§ DATA EXTRACT:
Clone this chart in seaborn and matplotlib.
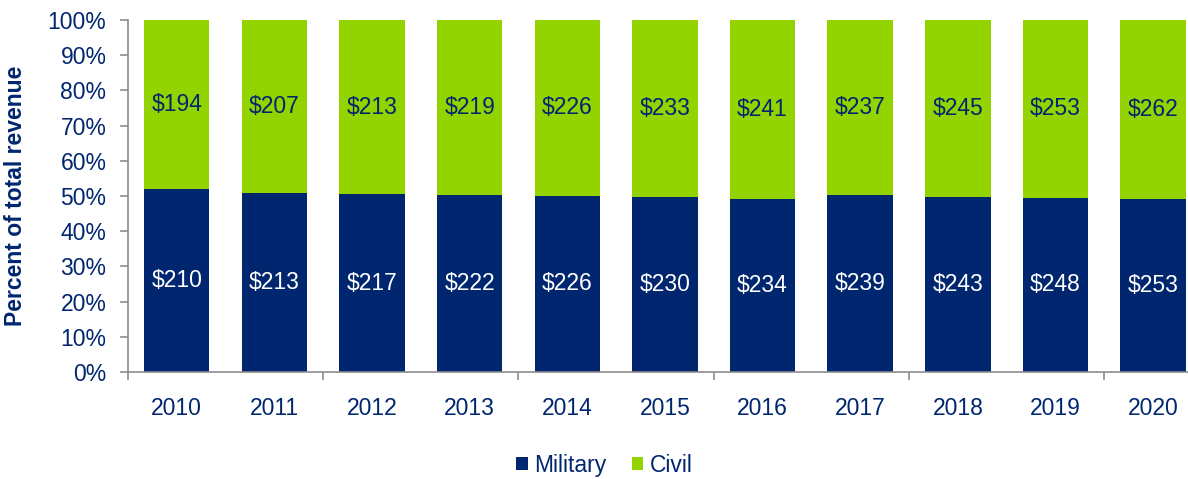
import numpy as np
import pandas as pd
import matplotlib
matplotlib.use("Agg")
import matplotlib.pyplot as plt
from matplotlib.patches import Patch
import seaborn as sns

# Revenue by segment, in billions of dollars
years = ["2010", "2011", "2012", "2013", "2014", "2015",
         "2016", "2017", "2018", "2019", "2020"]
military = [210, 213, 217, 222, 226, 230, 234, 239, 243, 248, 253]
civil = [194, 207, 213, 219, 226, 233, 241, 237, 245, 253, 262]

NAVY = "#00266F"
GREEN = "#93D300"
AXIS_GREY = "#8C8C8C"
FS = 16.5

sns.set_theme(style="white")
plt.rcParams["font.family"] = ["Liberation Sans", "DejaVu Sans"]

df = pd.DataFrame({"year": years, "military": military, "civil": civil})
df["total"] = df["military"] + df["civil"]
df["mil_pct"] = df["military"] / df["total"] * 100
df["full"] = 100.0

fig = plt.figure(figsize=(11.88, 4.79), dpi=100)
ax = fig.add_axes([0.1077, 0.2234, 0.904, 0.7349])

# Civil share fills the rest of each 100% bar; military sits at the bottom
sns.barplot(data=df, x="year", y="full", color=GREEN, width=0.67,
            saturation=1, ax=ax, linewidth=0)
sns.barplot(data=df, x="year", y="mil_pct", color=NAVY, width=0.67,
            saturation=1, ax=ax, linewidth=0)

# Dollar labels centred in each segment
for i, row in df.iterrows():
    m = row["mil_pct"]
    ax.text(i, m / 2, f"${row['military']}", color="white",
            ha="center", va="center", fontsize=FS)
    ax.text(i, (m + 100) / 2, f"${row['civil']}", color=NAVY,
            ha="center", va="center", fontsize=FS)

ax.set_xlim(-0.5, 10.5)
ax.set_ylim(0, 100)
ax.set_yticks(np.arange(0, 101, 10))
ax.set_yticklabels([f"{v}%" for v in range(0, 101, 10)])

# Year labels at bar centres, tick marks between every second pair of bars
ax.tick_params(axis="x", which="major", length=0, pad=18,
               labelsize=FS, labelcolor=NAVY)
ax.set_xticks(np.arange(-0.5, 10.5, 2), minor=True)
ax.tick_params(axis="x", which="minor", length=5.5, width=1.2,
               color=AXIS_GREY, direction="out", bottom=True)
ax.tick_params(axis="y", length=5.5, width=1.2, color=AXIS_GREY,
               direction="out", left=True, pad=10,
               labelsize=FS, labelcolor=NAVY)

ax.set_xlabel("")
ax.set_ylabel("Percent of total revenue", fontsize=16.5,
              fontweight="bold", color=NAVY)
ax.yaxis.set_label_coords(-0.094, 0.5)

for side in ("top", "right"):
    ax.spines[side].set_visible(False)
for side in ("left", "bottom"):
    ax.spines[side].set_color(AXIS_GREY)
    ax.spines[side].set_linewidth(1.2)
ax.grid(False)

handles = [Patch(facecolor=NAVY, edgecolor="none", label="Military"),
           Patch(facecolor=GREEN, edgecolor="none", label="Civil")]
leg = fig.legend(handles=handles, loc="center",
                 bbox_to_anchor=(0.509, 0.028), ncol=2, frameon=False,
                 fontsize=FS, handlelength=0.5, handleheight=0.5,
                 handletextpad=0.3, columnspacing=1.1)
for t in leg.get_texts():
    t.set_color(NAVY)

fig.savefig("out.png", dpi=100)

§ REQUIREMENT: Repeat the listing above up to and including the line with "range(0, 101, 10)])", starting from its first line. Drop any pictures.

§ THE SOLUTION:
Clone this chart in seaborn and matplotlib.
import numpy as np
import pandas as pd
import matplotlib
matplotlib.use("Agg")
import matplotlib.pyplot as plt
from matplotlib.patches import Patch
import seaborn as sns

# Revenue by segment, in billions of dollars
years = ["2010", "2011", "2012", "2013", "2014", "2015",
         "2016", "2017", "2018", "2019", "2020"]
military = [210, 213, 217, 222, 226, 230, 234, 239, 243, 248, 253]
civil = [194, 207, 213, 219, 226, 233, 241, 237, 245, 253, 262]

NAVY = "#00266F"
GREEN = "#93D300"
AXIS_GREY = "#8C8C8C"
FS = 16.5

sns.set_theme(style="white")
plt.rcParams["font.family"] = ["Liberation Sans", "DejaVu Sans"]

df = pd.DataFrame({"year": years, "military": military, "civil": civil})
df["total"] = df["military"] + df["civil"]
df["mil_pct"] = df["military"] / df["total"] * 100
df["full"] = 100.0

fig = plt.figure(figsize=(11.88, 4.79), dpi=100)
ax = fig.add_axes([0.1077, 0.2234, 0.904, 0.7349])

# Civil share fills the rest of each 100% bar; military sits at the bottom
sns.barplot(data=df, x="year", y="full", color=GREEN, width=0.67,
            saturation=1, ax=ax, linewidth=0)
sns.barplot(data=df, x="year", y="mil_pct", color=NAVY, width=0.67,
            saturation=1, ax=ax, linewidth=0)

# Dollar labels centred in each segment
for i, row in df.iterrows():
    m = row["mil_pct"]
    ax.text(i, m / 2, f"${row['military']}", color="white",
            ha="center", va="center", fontsize=FS)
    ax.text(i, (m + 100) / 2, f"${row['civil']}", color=NAVY,
            ha="center", va="center", fontsize=FS)

ax.set_xlim(-0.5, 10.5)
ax.set_ylim(0, 100)
ax.set_yticks(np.arange(0, 101, 10))
ax.set_yticklabels([f"{v}%" for v in range(0, 101, 10)])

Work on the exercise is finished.